Конечно же. Ему очень жаль, а я умираю. Умираю. Не хотел умереть в пустыне, так умру на больничной койке, лишенный человеческого достоинства, голый, обосранный и скулящий от боли. Можешь послать в жопу всех самых лучших специалистов. Рак легких – это приговор, и вы прекрасно это знаете. Господи, мои легкие загнивают! Смерть.

Дальше как в учебнике. Сначала бунт. Бешеный спор с Богом, пена у рта, истерия. Усмиряющие боль наркотики. Вода. Потом отчаяние. Черные, полные слез, боли и разрывающей душу печали дни, от которых несло могильным смрадом. Уходящие в бесконечность, находящиеся где-то между бегством и очередными манипуляциями, болезненными и отвратительными. Потом безразличие и глухая депрессивная беспомощность. А потом больницы было уже не избежать.

Он и вправду стал мясом. Безразлично смотрел в потолок, слушая шаги в коридоре, последние бессонные дни проходили в невыносимо долго тянущихся приступах ужасной боли, которая превращала Зембу в кусающееся животное. Когда его навещали, это было похоже на какие-то растянувшиеся в бесконечность поминки. Родители упрекали в том, что он курил, и рекомендовали все новых врачей. Детям было скучно, и они баловались. Они были ходячим воплощением жизни, и, глядя на них, сердце обливалось кровью. Оля была красива как никогда, и ему хотелось выть, глядя на нее. Она существовала в мире и была человеком. Он же стал мясом. Без права на секс, без права на любовь и жизнь. Он умирал. Умирание было болезненным и скучным. Он не мог даже смотреть телевизор, ведь все, что там показывали, будет жить и продолжит существовать тогда, когда его уже не будет. Земба предпочитал делать вид, что весь мир уйдет вместе с ним.

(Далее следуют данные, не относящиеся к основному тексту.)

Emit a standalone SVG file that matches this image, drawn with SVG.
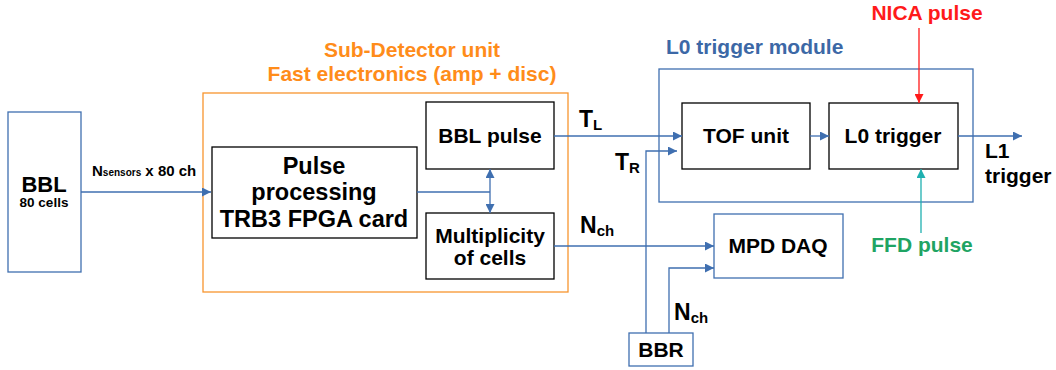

Он постепенно становился зомби. Живым ходячим трупом. Напоминал скелет. От него разило трупным запахом. Он разлагался. По коридору ходил так же, как и другие живые трупы, осторожно катя стойку с капельницей, словно опасался, что части сгнившего тела начнут отваливаться от костей.

Ночь в больнице – самое страшное. Особенно в обычной городской больнице, в которую его перевели под присмотр очередной медицинской знаменитости. Ему бы больше пригодился бальзамировщик. В этой новой больнице все было старое, грязное и изношенное. Стены, кровати, тарелки, кафель и санитарки. Он лежал на провалившемся стеганом матраце, покрытом клеенкой, от которой у него прела кожа, и сквозь кислородную подушку смотрел на жирное пятно на стене. В носу торчала одна капельница, другая – в предплечье, с пениса свисал катетер и к провалившейся груди грязным пластырем были приклеены датчики. Он уже даже дышал не как человек. Лежал в полумраке, мертвенно-бледный свет галогеновых лампочек падал на лицо, сквозь толстый слой кислородной подушки он слышал электронное пиканье собственного организма и эхо возбуждающего хохота санитарок. Каждый раз мытье и дефекация становились кошмаром. Он был мясом. Смотрел на жирное пятно на стене.

Пятно было большое, разветвленное и величественное. С размазанными подтеками и каплями. Желто-коричневое на грязно-желтой стене. Это было самое важное в мире пятно, его единственная картинка и одновременно последняя, которую он увидит и заберет с собой, запечатлев на веках, на тот свет. Иногда оно выглядело как покрытое листьями дерево, перекрученное и карликовое, прекрасное для виселицы, растущее в какой-то заброшенной глухомани. Иной раз напоминало скачущую галопом лошадь с развевающейся гривой, с бешенством в глазах и дико ощерившимися зубами. Через несколько дней пятно, как это обычно бывает с пятнами, если в них всматриваешься слишком долго, превратилось в лицо.